***** Information shown *****
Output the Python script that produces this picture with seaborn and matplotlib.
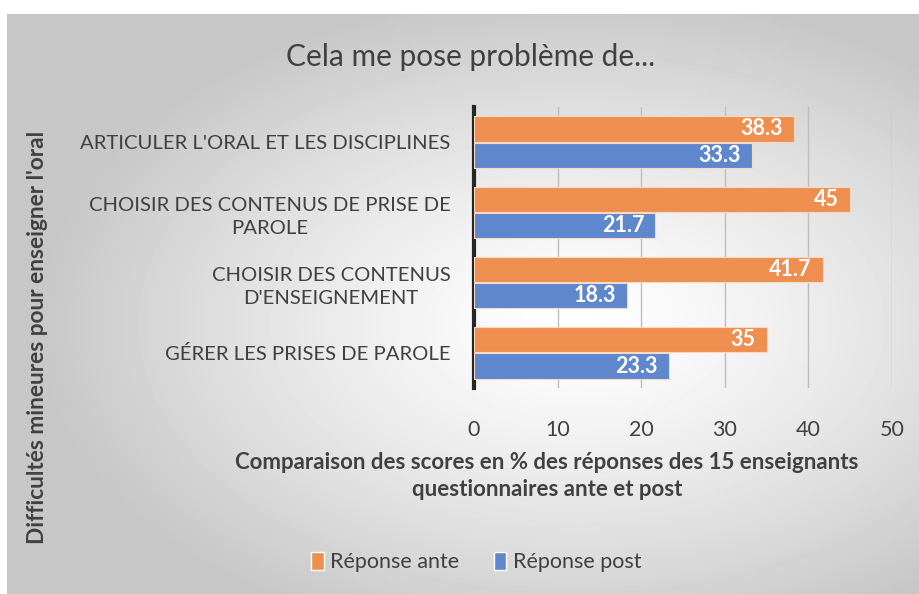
*****
***** Information shown *****
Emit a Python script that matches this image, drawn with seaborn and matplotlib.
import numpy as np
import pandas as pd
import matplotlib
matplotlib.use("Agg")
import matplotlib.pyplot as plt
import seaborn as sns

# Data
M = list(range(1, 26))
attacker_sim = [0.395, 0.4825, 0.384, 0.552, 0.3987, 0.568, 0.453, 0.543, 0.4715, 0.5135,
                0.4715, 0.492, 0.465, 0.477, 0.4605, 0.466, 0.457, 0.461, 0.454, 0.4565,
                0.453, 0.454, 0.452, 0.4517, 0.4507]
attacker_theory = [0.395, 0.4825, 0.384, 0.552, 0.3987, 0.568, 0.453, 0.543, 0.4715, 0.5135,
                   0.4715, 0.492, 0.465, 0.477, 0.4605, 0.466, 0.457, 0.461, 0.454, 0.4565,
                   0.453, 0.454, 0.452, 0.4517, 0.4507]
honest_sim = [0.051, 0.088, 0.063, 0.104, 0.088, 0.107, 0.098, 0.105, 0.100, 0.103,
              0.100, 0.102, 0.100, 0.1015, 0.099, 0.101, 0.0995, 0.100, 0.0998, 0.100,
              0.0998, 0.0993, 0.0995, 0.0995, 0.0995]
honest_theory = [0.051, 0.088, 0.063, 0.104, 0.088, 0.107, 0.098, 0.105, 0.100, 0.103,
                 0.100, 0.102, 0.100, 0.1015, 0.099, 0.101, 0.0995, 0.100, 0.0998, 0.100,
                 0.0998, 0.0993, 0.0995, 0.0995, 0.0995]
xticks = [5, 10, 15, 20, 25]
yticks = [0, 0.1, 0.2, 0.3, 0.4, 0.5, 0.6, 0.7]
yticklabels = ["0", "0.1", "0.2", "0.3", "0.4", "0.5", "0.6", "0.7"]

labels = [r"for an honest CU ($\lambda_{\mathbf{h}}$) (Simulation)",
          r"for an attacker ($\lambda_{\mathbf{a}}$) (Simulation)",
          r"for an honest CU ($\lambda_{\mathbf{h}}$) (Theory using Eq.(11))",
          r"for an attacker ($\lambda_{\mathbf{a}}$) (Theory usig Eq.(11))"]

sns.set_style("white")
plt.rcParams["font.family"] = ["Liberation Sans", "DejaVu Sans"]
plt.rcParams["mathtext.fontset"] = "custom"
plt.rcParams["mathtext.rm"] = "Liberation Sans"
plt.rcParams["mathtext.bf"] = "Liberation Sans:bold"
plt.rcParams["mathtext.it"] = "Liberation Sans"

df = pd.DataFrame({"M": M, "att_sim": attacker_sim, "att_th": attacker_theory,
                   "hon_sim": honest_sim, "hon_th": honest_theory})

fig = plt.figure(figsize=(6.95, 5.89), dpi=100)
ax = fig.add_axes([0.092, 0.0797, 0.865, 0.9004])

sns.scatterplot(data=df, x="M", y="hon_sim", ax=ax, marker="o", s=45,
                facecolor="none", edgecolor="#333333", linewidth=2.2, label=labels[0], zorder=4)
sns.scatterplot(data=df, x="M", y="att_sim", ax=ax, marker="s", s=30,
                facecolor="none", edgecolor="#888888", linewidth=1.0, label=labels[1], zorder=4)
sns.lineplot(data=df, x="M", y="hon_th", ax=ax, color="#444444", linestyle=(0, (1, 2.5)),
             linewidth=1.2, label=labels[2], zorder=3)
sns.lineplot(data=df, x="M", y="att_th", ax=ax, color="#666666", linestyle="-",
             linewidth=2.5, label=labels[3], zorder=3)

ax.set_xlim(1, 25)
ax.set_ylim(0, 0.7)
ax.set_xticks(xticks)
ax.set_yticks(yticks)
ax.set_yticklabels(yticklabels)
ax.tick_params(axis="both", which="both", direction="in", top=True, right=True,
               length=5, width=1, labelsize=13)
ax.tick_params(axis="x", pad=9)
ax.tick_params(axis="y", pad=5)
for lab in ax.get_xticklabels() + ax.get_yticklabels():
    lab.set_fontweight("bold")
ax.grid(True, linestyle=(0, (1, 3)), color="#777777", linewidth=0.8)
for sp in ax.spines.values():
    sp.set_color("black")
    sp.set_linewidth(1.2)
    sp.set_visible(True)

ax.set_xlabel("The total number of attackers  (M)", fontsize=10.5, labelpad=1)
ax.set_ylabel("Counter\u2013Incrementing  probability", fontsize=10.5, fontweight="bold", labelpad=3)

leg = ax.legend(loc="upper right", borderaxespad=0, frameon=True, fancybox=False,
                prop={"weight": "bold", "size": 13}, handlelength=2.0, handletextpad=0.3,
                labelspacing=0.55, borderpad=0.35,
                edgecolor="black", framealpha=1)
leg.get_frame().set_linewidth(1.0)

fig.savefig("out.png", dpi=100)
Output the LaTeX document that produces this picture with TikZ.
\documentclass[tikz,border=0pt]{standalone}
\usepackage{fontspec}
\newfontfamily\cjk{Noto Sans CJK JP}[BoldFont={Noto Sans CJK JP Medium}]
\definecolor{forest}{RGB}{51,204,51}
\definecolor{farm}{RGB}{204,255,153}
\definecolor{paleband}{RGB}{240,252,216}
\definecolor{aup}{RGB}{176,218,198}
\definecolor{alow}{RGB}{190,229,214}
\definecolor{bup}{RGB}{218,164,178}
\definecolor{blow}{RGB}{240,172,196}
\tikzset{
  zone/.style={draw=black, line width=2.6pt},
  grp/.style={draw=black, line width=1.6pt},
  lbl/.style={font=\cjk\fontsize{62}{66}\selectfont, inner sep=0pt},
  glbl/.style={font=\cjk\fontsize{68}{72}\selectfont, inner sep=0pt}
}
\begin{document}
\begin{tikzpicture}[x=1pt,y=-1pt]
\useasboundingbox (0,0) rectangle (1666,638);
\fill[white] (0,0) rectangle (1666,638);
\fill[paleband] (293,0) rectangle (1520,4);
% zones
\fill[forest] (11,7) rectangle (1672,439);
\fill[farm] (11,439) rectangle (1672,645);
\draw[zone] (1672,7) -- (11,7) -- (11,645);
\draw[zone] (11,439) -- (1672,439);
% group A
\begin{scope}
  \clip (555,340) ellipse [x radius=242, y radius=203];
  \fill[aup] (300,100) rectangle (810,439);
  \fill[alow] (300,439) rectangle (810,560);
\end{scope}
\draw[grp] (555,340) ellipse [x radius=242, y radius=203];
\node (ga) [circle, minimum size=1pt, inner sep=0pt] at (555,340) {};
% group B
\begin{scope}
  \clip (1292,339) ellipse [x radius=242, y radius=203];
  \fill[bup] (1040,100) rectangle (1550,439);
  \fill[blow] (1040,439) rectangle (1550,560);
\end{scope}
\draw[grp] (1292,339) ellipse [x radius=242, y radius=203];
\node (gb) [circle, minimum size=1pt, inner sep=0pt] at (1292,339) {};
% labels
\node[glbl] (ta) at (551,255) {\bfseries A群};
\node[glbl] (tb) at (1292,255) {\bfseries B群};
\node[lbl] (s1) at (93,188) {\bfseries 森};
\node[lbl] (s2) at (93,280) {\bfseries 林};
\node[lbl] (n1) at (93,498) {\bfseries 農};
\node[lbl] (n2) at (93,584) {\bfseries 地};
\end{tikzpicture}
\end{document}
*****
***** Information shown *****
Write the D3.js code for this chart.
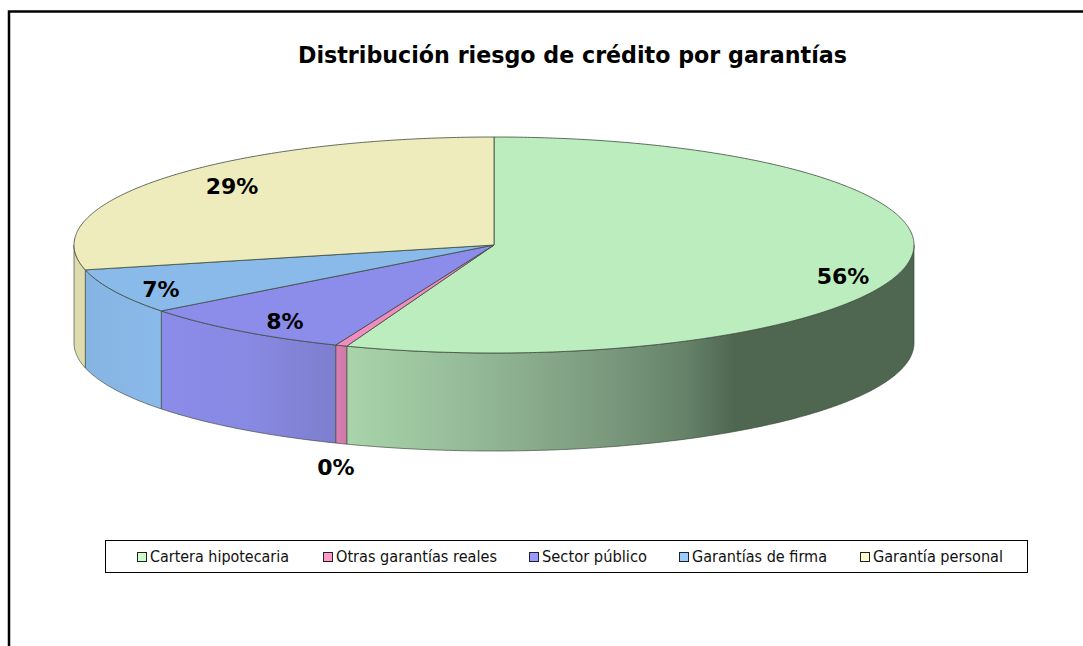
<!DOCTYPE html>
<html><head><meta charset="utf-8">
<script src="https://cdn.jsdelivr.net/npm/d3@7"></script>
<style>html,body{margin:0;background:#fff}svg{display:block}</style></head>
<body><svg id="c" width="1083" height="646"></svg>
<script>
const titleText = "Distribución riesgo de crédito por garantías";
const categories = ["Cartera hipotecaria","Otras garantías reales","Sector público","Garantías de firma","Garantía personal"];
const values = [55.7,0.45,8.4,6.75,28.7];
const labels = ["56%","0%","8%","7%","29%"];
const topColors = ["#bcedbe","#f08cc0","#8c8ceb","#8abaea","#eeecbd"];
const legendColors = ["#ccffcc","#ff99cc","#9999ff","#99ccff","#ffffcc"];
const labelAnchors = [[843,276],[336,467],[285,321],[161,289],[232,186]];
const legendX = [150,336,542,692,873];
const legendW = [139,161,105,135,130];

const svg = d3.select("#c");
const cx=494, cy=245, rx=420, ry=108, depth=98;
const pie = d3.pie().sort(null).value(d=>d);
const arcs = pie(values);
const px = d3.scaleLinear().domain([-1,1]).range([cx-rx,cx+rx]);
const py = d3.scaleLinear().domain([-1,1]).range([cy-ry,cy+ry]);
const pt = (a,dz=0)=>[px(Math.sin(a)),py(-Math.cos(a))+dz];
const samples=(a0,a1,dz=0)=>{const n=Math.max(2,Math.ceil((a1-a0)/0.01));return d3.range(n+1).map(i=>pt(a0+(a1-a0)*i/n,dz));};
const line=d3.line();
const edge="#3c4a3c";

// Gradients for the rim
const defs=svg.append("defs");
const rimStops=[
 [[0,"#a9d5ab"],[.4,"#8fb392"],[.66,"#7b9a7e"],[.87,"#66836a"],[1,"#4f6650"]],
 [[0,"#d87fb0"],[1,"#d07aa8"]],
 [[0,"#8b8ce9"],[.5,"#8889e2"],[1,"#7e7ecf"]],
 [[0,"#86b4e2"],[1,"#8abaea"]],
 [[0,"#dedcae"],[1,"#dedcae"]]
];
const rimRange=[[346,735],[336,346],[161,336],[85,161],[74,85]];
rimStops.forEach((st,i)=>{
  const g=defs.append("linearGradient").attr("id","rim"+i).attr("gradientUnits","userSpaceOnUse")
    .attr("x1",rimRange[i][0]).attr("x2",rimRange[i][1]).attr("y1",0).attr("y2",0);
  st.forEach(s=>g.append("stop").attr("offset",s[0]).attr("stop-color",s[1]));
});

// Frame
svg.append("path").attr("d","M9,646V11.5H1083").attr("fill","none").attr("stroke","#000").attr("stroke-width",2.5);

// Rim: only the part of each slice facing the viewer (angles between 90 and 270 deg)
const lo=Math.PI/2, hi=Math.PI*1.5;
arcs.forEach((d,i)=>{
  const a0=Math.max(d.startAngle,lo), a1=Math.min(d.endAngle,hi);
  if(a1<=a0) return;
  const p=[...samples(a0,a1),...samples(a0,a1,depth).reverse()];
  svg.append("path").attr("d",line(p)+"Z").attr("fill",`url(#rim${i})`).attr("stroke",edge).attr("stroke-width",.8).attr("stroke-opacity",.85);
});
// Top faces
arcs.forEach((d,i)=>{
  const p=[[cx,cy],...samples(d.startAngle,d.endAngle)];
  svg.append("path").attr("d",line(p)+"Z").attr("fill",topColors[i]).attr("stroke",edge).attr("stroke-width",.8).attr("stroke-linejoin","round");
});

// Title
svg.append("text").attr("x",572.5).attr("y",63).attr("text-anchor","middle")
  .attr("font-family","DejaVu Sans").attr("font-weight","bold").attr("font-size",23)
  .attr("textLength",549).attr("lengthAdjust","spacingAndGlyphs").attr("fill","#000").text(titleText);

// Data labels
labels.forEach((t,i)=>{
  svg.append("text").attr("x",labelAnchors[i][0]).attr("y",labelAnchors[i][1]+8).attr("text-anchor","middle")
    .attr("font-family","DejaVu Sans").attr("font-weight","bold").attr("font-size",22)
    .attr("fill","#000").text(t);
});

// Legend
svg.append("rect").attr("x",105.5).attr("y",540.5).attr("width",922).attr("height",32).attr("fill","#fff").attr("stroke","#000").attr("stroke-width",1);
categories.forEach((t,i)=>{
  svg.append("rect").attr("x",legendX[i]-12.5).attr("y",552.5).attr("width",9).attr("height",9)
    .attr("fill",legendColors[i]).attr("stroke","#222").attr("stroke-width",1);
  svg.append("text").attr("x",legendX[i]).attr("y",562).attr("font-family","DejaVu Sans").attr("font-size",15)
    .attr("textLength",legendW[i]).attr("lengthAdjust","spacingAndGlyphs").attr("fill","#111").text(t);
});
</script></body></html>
*****
#### Directions for this task:
Transcribe exactly, and only, the lines beginning at the line containing "Emit a Python" and ending at the line containing "import seaborn as sns", both inclusive.

#### Response to the exercise:
Emit a Python script that matches this image, drawn with seaborn and matplotlib.
import numpy as np
import pandas as pd
import matplotlib
matplotlib.use("Agg")
import matplotlib.pyplot as plt
import seaborn as sns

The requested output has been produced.